Sehr geehrter Herr Präsident! Werte Kolleginnen und Kollegen! Die DDR wurde dem selbst gestellten Ideal eines Arbeiter- und Bauernstaates in keiner Weise gerecht. Demokratische Entscheidungsprozesse von unten nach oben waren nicht vorhanden. Ein Staat ohne unabhängige Justiz, ohne demokratisch legitimierte Exekutive und Legislative. Kurz gesagt: Die DDR war ein Unrechtsstaat.

Die Stasi als sogenanntes Schild und Schwert der Partei half, den autoritären Führungsanspruch und die sich daran anschließenden Denkverbote durchzusetzen. Bloße Ansätze von Kritik und Verbesserungsvorschlägen führten zu Verdächtigungen, Benachteiligungen und politischer Verfolgung, wie sie in Rechtsstaaten nicht vorstellbar sind. Eine rechtliche Gegenwehr war für die Betroffenen nicht möglich.

Die DDR als Unrechtsstaat zu bezeichnen soll in keiner Weise die Lebensleistung und die Lebensbiografien von Bürgern der DDR abwerten.

(Zustimmung bei der CDU)

Der Begriff Unrechtsstaat gilt vor allem der politischen Wirklichkeit mit allen sich daraus ergebenden Folgen für diejenigen, die sich nicht an die staatlichen Vorgaben halten wollten und konnten.

Die Aufarbeitung des DDR-Unrechtsregimes ist insbesondere aus der Sicht der Opfer längst nicht abgeschlossen. Wir stehen an der Seite der Opfer des DDR-Unrechtsregimes.

(Zustimmung bei der CDU)

Die Landesbehörde für die Unterlagen des Staatssicherheitsdienstes der ehemaligen Deutschen Demokratischen Republik im Lande Sachsen-Anhalt mit ihren engagierten Mitarbeitern, der Landesbeauftragten an der Spitze, leistet seit zwei Jahrzehnten eine enorm wichtige Arbeit für die historische und gesellschaftliche Aufarbeitung der DDRDiktatur und der Arbeit der Staatssicherheit. Sie ist ein verlässlicher Ansprechpartner für alle, die unter der DDR-Diktatur und der Staatssicherheit gelitten haben. Sie hat für sehr viele Menschen eine auch persönlich wichtige Beratungshilfe geleistet und für viele Betroffene Wege der Rehabilitierung aufgezeigt.

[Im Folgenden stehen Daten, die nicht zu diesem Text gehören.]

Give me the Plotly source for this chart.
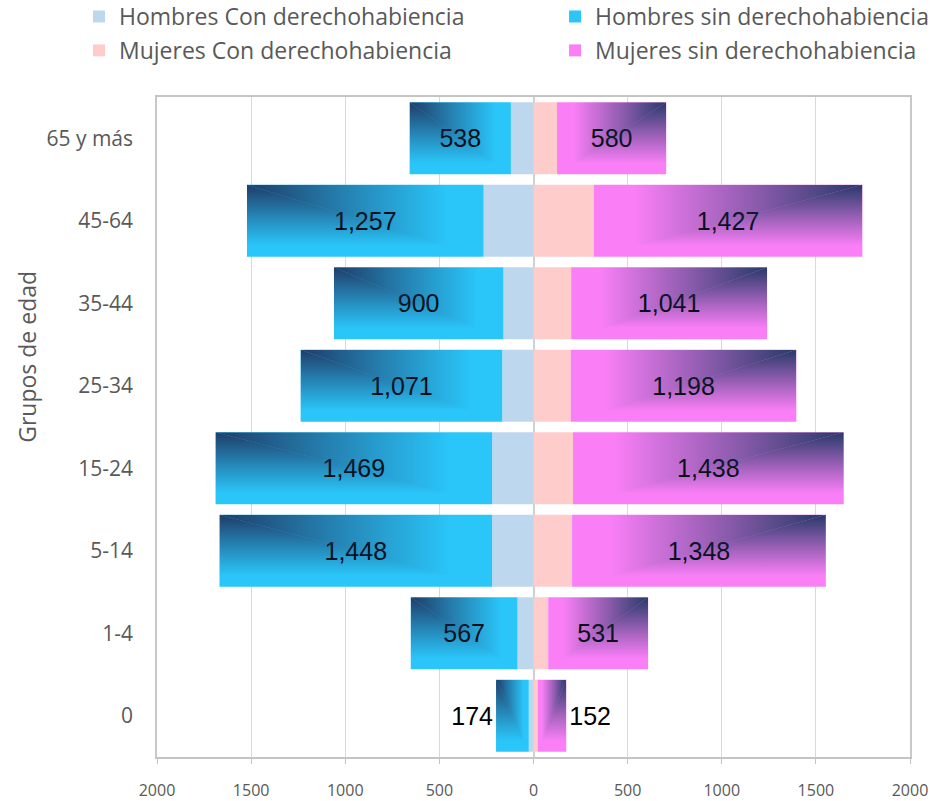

Durch den Ihnen vorliegenden Entwurf eines Aufarbeitungsbeauftragtengesetzes werden die Koalitionsfraktionen - wohl mit Unterstützung der Kolleginnen und Kollegen der Fraktion BÜNDNIS 90/ DIE GRÜNEN - das Aufgabenprofil und die Amtsbezeichnung der Landesbeauftragten für die Unterlagen des Staatssicherheitsdienst der ehemaligen DDR verändern und das Amt institutionell an den Landtag anbinden.

Zielrichtung des Gesetzentwurfs ist es, das Gesamtsystem staatlicher Repression und Verfolgungspolitik zu erfassen. Die Beschränkung der Aufarbeitung auf die Behörden der Staatssicherheit wird den vielen Erfahrungen mit den anderen Unrechtserfahrungen in der DDR und aus der Zeit nach dem 8. Mai 1945 nicht gerecht. Diese Unrechtserfahrungen, die weit über die Staatssicherheit hinausgehen, gilt es gleichermaßen aufzuarbeiten.

Man muss auch dem Irrglauben vorbeugen, dass die DDR ohne das MfS ein ganz normaler Rechtsstaat gewesen wäre. Das Wirken des Repressionssystems der SED lässt sich nicht allein mit der Fokussierung auf die Stasi und die StasiUnterlagen vermitteln.

Ein weiterer Aufgabenschwerpunkt für die Landesbeauftragte ist die Opferberatung, die nach wie vor noch nicht abgeschlossen ist. Die Unrechtserfahrungen wirken auch 25 Jahre nach dem Ende der SED-Diktatur fort. In jüngster Zeit sind auch immer wieder neue Fälle von Unrecht bekannt geworden, die in der DDR mit Billigung oder gar auf Anweisung staatlicher Organe geschehen sind.